Her typical day is just like any other mum. Wake up about 6.30 am with a green smoothie and toast for breakfast, drop off to the nursery, and four hours to get as much done as she possibly can. “But I also need to make sure Reza has a nap in that time frame too! I either go to the beach for a walk and a coffee, or head to the supermarket or into the office to work on my children’s book series. It really depends on Reza and where he falls asleep,” she says.
Then it’s back to pick up Ayla, home for lunch, which is usually rice and an Iranian-inspired vegetable curry. “As a family, we follow the Montessori philosophy, which means I encourage the kids to choose their own activities, so in the afternoon we spend a lot of time outside either painting or exploring in the garden.” Jessica says she used to be able to do more work, however now that Ayla doesn’t nap it is literally impossible to take time away. Early evenings, it’s dinner prep and then the usual bath, book and bed routine. ‘I often fall asleep with the kids! I wish my days were more exciting, but at the moment these younger years are so important for my kids development, I just want to be as present in the moment with them as I can.” As for how motherhood has transformed her life, Jessica tells us she’s learned to lower her expectations and to trust her own gut instinct (which by the way, she admits does not come immediately after having a child – it’s something you learn along the way).
As for her training, Jessica says it doesn’t really exist these days, although she has always tried to made exercise a priority. Walking and yoga are her favourite things to do at the moment, even if just for 20 minutes a day. “I find it really helps with my mental and emotional wellbeing.”

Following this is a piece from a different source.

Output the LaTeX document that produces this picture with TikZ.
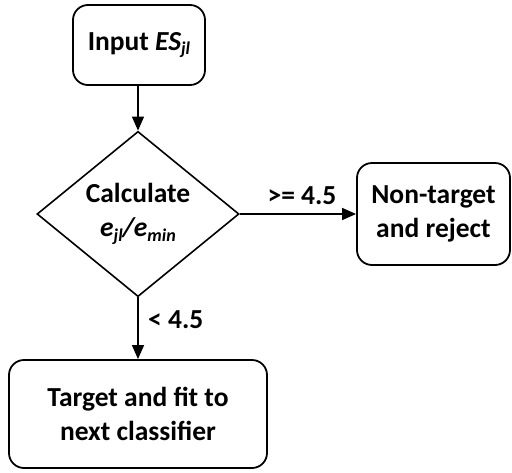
\documentclass[tikz,border=0pt]{standalone}
\usepackage{fontspec}
\setmainfont{Carlito}
\usetikzlibrary{arrows.meta,shapes.geometric}

\newcommand{\subtxt}[1]{\raisebox{-0.35ex}{\fontsize{18}{18}\selectfont #1}}

\tikzset{
  stepbox/.style={draw, line width=1.8pt, rounded corners=15pt, align=center,
    font=\fontsize{27.5}{34}\selectfont\bfseries, inner sep=0pt},
  decide/.style={draw, diamond, line width=1.6pt, align=center, inner sep=0pt,
    font=\fontsize{27.5}{34}\selectfont\bfseries},
  flow/.style={line width=1.4pt, -{Triangle[length=14pt,width=12pt]}},
  lbl/.style={font=\fontsize{27.5}{30}\selectfont\bfseries, inner sep=0pt}
}

\begin{document}
\begin{tikzpicture}[x=1pt,y=-1pt]
  \useasboundingbox (0,0) rectangle (512,472);

  \node[stepbox, minimum width=132pt, minimum height=80pt] (input) at (139,45)
    {Input \textit{ES\subtxt{jl}}};
  \node[decide, minimum width=202pt, minimum height=158pt] (calc) at (138,214)
    {Calculate\\\textit{e\subtxt{jl}/e\subtxt{min}}};
  \node[stepbox, minimum width=153pt, minimum height=102pt] (reject) at (433.5,214)
    {Non-target\\and reject};
  \node[stepbox, minimum width=258pt, minimum height=108pt] (target) at (138,414)
    {Target and fit to\\next classifier};

  \draw[flow] (input.south -| calc.north) -- (calc.north);
  \draw[flow] (calc.east) -- (reject.west);
  \draw[flow] (calc.south) -- (target.north);

  \node[lbl] (ge) at (302,196) {>= 4.5};
  \node[lbl, anchor=west] (lt) at (148,320) {< 4.5};
\end{tikzpicture}
\end{document}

As we conclude our photoshoot, Jessica tells me that motherhood is a beautifully exhausting journey that teaches us so much about ourselves. Her advice to other mums? “Don’t get hung up on what all the books tell you to do or not to do. At the end of the day, every child is different, comparing is a waste of time. Only you know your child and what’s best for them, trust that instinct. And please reach out to someone if you feel as though you are struggling, chances are, you are not alone.”